◆ The problem
Each line in the entries below that holds the string "this" is to be listed.

◇ ◇ ◇ ◇ ◇ ◇ ◇

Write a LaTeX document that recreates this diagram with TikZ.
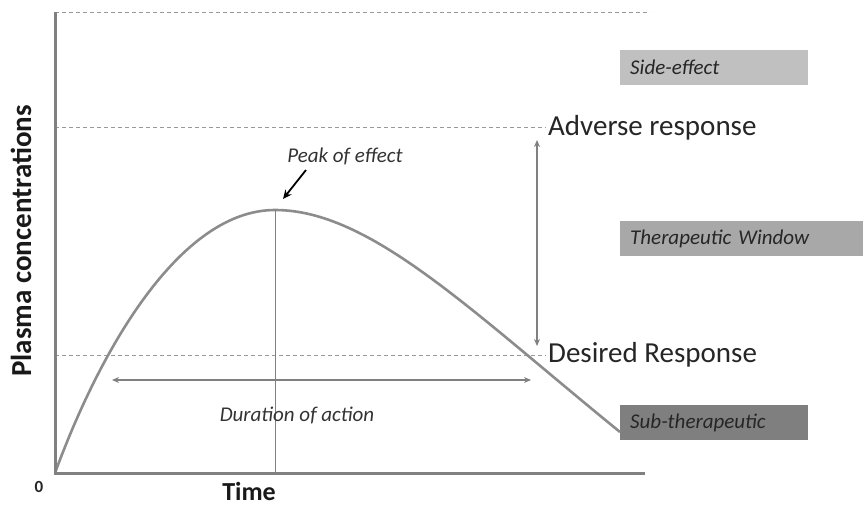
\documentclass[tikz,border=0pt]{standalone}
\usepackage{fontspec}
\setmainfont{Carlito}
\usetikzlibrary{arrows.meta}
\definecolor{axisgray}{HTML}{808080}
\definecolor{curvegray}{HTML}{8C8C8C}
\definecolor{boxA}{HTML}{C0C0C0}
\definecolor{boxB}{HTML}{A8A8A8}
\definecolor{boxC}{HTML}{7F7F7F}
\tikzset{
  guide/.style={draw=gray!80, line width=0.7pt, dash pattern=on 4pt off 3pt},
  zonebox/.style={anchor=north west, inner xsep=10pt, inner ysep=0pt, minimum height=35pt, text=black!85,
    font=\fontsize{21}{23}\selectfont\itshape, align=left},
  lvl/.style={anchor=west, inner sep=0pt, font=\fontsize{29}{31}\selectfont, text=black!85},
  ital/.style={inner sep=0pt, font=\fontsize{21}{23}\selectfont\itshape, text=black!80},
  garrow/.style={draw=axisgray, line width=1.4pt, {Stealth[length=7pt,width=6pt]}-{Stealth[length=7pt,width=6pt]}},
}
\begin{document}
\begin{tikzpicture}[x=1pt,y=-1pt]
\useasboundingbox (0,0) rectangle (863,506);
% coordinates
\coordinate (O) at (55,473);
\coordinate (Ytop) at (55,12);
\coordinate (Xend) at (645,473);
\coordinate (peak) at (275,210);
\coordinate (peakfoot) at (275,473);
\coordinate (curveend) at (620,432);
% guides
\draw[guide] (Ytop) -- (650,12);
\draw[guide] (55,127) coordinate (advL) -- (546,127) coordinate (advR);
\draw[guide] (55,355) coordinate (desL) -- (546,355) coordinate (desR);
% boxes
\node[zonebox, fill=boxA, minimum width=188pt, text width=168pt] (side) at (620,50) {Side-effect};
\node[zonebox, fill=boxB, minimum width=243pt, text width=223pt] (thera) at (620,221) {Therapeutic Window};
\node[zonebox, fill=boxC, minimum width=188pt, text width=168pt] (sub) at (620,405) {Sub-therapeutic};
% curve
\draw[curvegray, line width=2.6pt, line join=round] (O) .. controls (100,350) and (180,210) .. (peak)
   .. controls (370,210) and (470,310) .. (curveend);
\draw[axisgray, line width=1pt] (peak) -- (peakfoot);
% axes
\draw[axisgray, line width=3pt] (Ytop) -- (O) -- (Xend);
% labels
\node[lvl] (adv) at (548,128) {Adverse response};
\node[lvl] (des) at (548,355) {Desired Response};
\node[ital] (peaklbl) at (345,156) {Peak of effect};
\node[ital] (dur) at (297,415) {Duration of action};
\coordinate (pa) at (306,170);
\coordinate (pb) at (283,199);
\draw[black, line width=1.8pt, -{Stealth[length=9pt,width=8pt]}] (pa) -- (pb);
% arrows
\coordinate (v1) at (537,140);
\coordinate (v2) at (537,346);
\draw[garrow] (v1) -- (v2);
\coordinate (h1) at (112,380);
\coordinate (h2) at (531,380);
\draw[garrow] (h1) -- (h2);
% axis labels
\node[font=\fontsize{17}{19}\selectfont\bfseries, text=black!85, inner sep=0pt] (zero) at (39,487) {0};
\node[font=\fontsize{26}{28}\selectfont\bfseries, text=black!90, inner sep=0pt] (time) at (249,491) {Time};
\node[font=\fontsize{29}{31}\selectfont\bfseries, text=black!90, inner sep=0pt, rotate=90] (plasma) at (21,241) {Plasma concentrations};
\end{tikzpicture}
\end{document}
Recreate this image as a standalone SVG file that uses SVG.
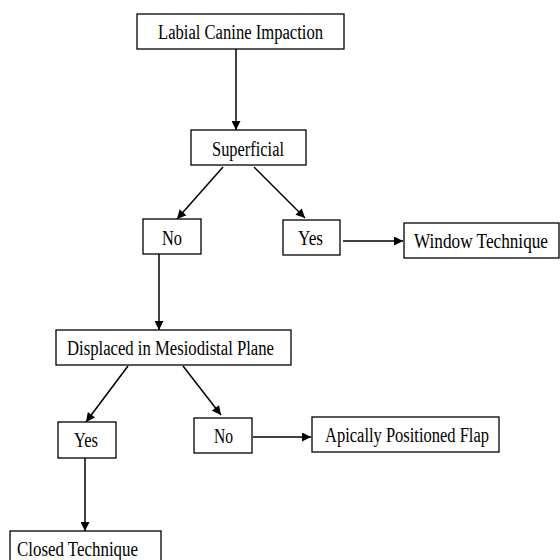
<svg xmlns="http://www.w3.org/2000/svg" width="560" height="560" viewBox="0 0 560 560">
<defs>
<marker id="ah" viewBox="0 0 10 10" refX="10" refY="5" markerWidth="10" markerHeight="9" markerUnits="userSpaceOnUse" orient="auto">
<path d="M0,0 L10,5 L0,10 z" fill="#000"/>
</marker>
<style>
rect{fill:#fff;stroke:#000;stroke-width:1.3}
text{font-family:"Liberation Serif","Times New Roman",serif;font-size:20px;fill:#000}
.c line{stroke:#000;stroke-width:1.5;marker-end:url(#ah)}
</style>
</defs>
<rect x="0" y="0" width="560" height="560" style="fill:#fff;stroke:none"/>
<g class="c" id="connectors">
<line x1="236" y1="49" x2="236" y2="130"/>
<line x1="223" y1="167" x2="177" y2="219"/>
<line x1="254" y1="167" x2="305" y2="218"/>
<line x1="343" y1="241" x2="403" y2="241"/>
<line x1="159" y1="254" x2="159" y2="330"/>
<line x1="128" y1="366" x2="86" y2="422"/>
<line x1="183" y1="366" x2="221" y2="415"/>
<line x1="253" y1="437" x2="311" y2="437"/>
<line x1="85" y1="458" x2="85" y2="531"/>
</g>
<g id="n1"><rect x="137" y="14" width="207" height="35"/><text x="158" y="39" textLength="165" lengthAdjust="spacingAndGlyphs">Labial Canine Impaction</text></g>
<g id="n2"><rect x="191" y="130" width="115" height="35"/><text x="212" y="156" textLength="72" lengthAdjust="spacingAndGlyphs">Superficial</text></g>
<g id="n3"><rect x="143" y="219" width="58" height="35"/><text x="162" y="245" textLength="20" lengthAdjust="spacingAndGlyphs">No</text></g>
<g id="n4"><rect x="283" y="220" width="57" height="35"/><text x="298" y="245" textLength="25" lengthAdjust="spacingAndGlyphs">Yes</text></g>
<g id="n5"><rect x="404" y="223" width="155" height="35"/><text x="414" y="248" textLength="134" lengthAdjust="spacingAndGlyphs">Window Technique</text></g>
<g id="n6"><rect x="56" y="330" width="235" height="35"/><text x="67" y="355" textLength="207" lengthAdjust="spacingAndGlyphs">Displaced in Mesiodistal Plane</text></g>
<g id="n7"><rect x="58" y="422" width="58" height="36"/><text x="74" y="447" textLength="24" lengthAdjust="spacingAndGlyphs">Yes</text></g>
<g id="n8"><rect x="194" y="418" width="58" height="35"/><text x="214" y="443" textLength="19" lengthAdjust="spacingAndGlyphs">No</text></g>
<g id="n9"><rect x="312" y="417" width="187" height="35"/><text x="325" y="442" textLength="164" lengthAdjust="spacingAndGlyphs">Apically Positioned Flap</text></g>
<g id="n10"><rect x="10" y="531" width="151" height="40"/><text x="17" y="556" textLength="121" lengthAdjust="spacingAndGlyphs">Closed Technique</text></g>
</svg>
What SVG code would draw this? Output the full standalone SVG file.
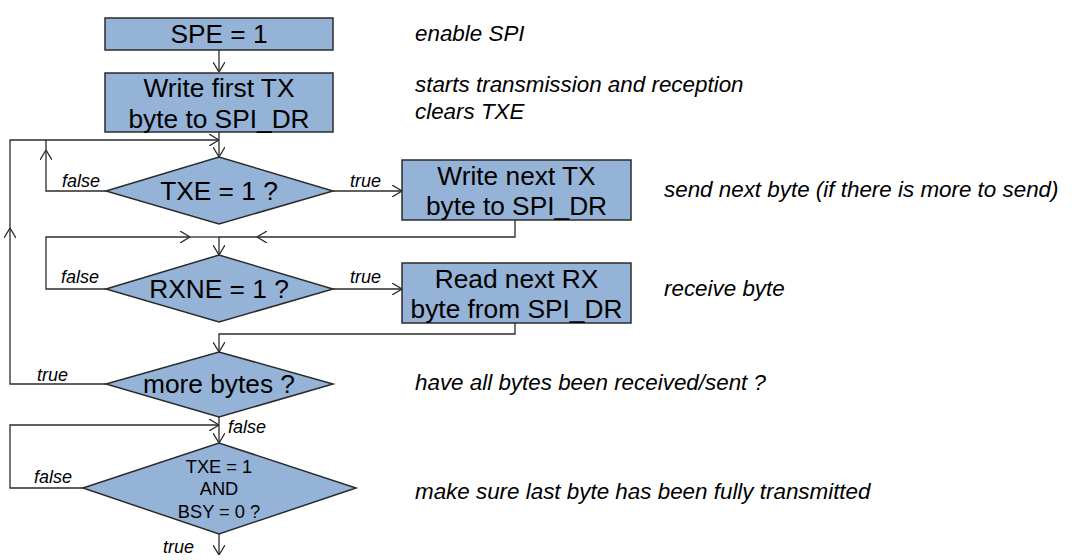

◇ ◇ ◇ ◇ ◇ ◇ ◇

◆ Result
Write a LaTeX document that recreates this diagram with TikZ.
Recreate this image as a standalone SVG file that uses SVG.
What SVG code would draw this? Output the full standalone SVG file.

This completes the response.